# EXERCISE DIRECTIONS
Retype every line from the top of the entries down to the one with "plt.rcParams['font.family'] = ['Noto", both included, and skip the pictures.

:::

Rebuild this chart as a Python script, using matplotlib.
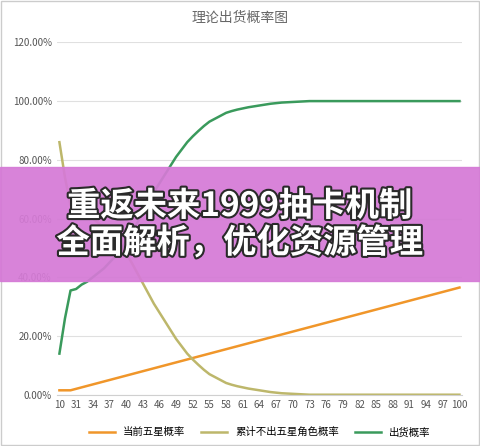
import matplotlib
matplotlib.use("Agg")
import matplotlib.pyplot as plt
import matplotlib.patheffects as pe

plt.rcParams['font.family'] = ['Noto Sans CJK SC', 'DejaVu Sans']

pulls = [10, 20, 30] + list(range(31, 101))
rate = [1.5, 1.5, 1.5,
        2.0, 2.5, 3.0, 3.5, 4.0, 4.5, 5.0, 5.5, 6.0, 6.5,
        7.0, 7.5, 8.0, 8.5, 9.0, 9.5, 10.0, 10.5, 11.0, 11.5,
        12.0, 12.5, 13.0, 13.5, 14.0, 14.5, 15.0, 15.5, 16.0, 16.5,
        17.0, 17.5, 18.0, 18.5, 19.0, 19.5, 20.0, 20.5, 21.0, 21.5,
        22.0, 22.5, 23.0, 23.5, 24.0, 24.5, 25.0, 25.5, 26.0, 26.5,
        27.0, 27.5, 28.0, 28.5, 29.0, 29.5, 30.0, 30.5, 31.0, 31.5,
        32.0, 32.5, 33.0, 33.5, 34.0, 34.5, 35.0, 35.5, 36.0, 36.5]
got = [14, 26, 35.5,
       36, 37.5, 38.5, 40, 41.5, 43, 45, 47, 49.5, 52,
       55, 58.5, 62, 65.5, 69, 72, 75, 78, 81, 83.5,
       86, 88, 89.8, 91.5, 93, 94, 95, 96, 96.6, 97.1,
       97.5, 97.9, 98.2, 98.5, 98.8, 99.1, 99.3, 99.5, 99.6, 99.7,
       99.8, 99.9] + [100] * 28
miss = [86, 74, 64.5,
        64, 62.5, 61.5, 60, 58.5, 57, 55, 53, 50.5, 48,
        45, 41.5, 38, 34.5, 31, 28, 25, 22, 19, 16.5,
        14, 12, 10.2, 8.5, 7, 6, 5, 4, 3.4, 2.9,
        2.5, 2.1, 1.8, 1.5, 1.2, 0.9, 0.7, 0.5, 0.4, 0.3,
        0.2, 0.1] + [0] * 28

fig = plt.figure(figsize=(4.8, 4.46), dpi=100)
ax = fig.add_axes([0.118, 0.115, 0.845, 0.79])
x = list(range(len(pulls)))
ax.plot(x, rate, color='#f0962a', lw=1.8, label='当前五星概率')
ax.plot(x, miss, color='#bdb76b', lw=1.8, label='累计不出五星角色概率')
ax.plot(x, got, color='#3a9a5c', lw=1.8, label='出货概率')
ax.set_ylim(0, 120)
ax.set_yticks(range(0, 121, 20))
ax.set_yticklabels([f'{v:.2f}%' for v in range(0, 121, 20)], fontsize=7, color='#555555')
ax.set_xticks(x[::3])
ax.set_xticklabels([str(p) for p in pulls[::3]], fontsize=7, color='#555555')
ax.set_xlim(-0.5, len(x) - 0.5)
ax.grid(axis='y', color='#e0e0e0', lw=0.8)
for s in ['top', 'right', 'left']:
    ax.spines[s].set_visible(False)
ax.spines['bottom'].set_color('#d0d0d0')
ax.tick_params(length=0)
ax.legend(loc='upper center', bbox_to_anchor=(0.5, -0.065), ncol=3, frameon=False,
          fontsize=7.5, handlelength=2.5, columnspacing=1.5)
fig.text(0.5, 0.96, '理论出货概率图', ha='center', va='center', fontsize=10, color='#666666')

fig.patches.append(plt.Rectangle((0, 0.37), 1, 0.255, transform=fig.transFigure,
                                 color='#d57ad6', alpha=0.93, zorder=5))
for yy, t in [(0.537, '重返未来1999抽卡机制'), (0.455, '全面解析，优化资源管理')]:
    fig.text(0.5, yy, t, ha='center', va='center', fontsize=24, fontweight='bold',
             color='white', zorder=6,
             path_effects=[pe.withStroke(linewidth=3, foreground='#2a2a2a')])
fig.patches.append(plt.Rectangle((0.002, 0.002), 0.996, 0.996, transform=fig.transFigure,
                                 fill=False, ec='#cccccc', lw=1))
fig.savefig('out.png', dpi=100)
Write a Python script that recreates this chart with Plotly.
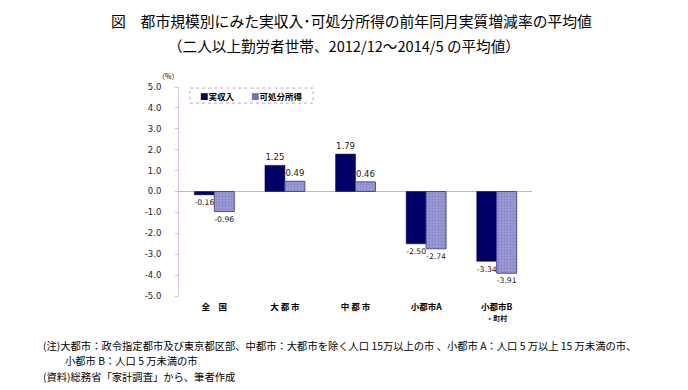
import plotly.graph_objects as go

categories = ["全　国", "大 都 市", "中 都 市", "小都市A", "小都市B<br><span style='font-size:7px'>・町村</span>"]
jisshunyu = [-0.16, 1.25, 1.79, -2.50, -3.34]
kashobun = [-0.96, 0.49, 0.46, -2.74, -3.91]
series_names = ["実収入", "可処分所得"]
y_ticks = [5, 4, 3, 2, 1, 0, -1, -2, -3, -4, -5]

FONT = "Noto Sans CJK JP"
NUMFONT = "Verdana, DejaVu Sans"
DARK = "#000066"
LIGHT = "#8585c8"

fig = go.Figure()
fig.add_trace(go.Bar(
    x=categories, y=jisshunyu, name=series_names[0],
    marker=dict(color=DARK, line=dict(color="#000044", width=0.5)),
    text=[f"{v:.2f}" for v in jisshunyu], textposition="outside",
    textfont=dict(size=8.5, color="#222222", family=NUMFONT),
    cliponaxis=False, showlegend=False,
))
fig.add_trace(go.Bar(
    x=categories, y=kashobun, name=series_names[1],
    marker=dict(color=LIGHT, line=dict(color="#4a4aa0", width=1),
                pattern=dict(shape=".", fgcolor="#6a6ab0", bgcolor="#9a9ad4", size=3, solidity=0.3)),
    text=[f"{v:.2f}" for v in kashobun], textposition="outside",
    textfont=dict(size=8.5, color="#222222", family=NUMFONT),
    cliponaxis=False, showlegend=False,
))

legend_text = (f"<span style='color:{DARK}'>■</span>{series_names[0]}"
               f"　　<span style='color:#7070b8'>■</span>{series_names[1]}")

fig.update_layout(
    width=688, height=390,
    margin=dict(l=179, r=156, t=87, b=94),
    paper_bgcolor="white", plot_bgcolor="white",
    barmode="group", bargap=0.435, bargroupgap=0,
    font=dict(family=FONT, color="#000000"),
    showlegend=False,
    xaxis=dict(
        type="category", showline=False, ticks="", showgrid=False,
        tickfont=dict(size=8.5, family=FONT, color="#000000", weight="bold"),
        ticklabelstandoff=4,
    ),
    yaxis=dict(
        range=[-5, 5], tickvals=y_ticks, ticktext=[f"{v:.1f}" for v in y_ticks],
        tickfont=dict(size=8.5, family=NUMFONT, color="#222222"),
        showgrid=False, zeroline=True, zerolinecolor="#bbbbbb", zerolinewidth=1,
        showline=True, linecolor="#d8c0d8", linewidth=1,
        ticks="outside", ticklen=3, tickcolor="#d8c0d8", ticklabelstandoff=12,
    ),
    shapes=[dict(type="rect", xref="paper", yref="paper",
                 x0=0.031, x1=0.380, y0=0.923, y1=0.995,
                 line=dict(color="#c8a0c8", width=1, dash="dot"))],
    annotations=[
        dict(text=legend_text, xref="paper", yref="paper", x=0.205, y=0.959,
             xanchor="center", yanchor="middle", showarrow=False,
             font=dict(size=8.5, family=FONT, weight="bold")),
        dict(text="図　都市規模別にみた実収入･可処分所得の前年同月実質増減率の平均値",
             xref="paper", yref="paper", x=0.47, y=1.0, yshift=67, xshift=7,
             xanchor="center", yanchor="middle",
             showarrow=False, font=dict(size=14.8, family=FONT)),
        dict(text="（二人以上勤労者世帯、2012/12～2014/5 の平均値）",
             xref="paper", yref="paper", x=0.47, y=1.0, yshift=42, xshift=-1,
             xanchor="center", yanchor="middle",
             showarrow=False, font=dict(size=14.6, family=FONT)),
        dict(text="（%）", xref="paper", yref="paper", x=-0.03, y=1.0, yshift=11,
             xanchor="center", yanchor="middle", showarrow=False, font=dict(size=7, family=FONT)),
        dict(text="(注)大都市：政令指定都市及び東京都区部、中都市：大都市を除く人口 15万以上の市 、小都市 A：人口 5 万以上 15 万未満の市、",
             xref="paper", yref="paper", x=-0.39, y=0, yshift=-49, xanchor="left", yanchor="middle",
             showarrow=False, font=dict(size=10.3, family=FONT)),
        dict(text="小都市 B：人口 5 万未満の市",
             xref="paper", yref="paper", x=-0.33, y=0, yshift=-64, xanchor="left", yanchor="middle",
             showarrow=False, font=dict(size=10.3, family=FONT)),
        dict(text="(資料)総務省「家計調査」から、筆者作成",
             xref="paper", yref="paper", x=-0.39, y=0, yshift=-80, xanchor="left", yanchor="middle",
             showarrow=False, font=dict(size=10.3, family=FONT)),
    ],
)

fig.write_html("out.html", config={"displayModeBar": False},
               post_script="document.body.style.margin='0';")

:::

# COMPLETED EXERCISE
Rebuild this chart as a Python script, using matplotlib.
import matplotlib
matplotlib.use("Agg")
import matplotlib.pyplot as plt
import matplotlib.patheffects as pe

plt.rcParams['font.family'] = ['Noto Sans CJK SC', 'DejaVu Sans']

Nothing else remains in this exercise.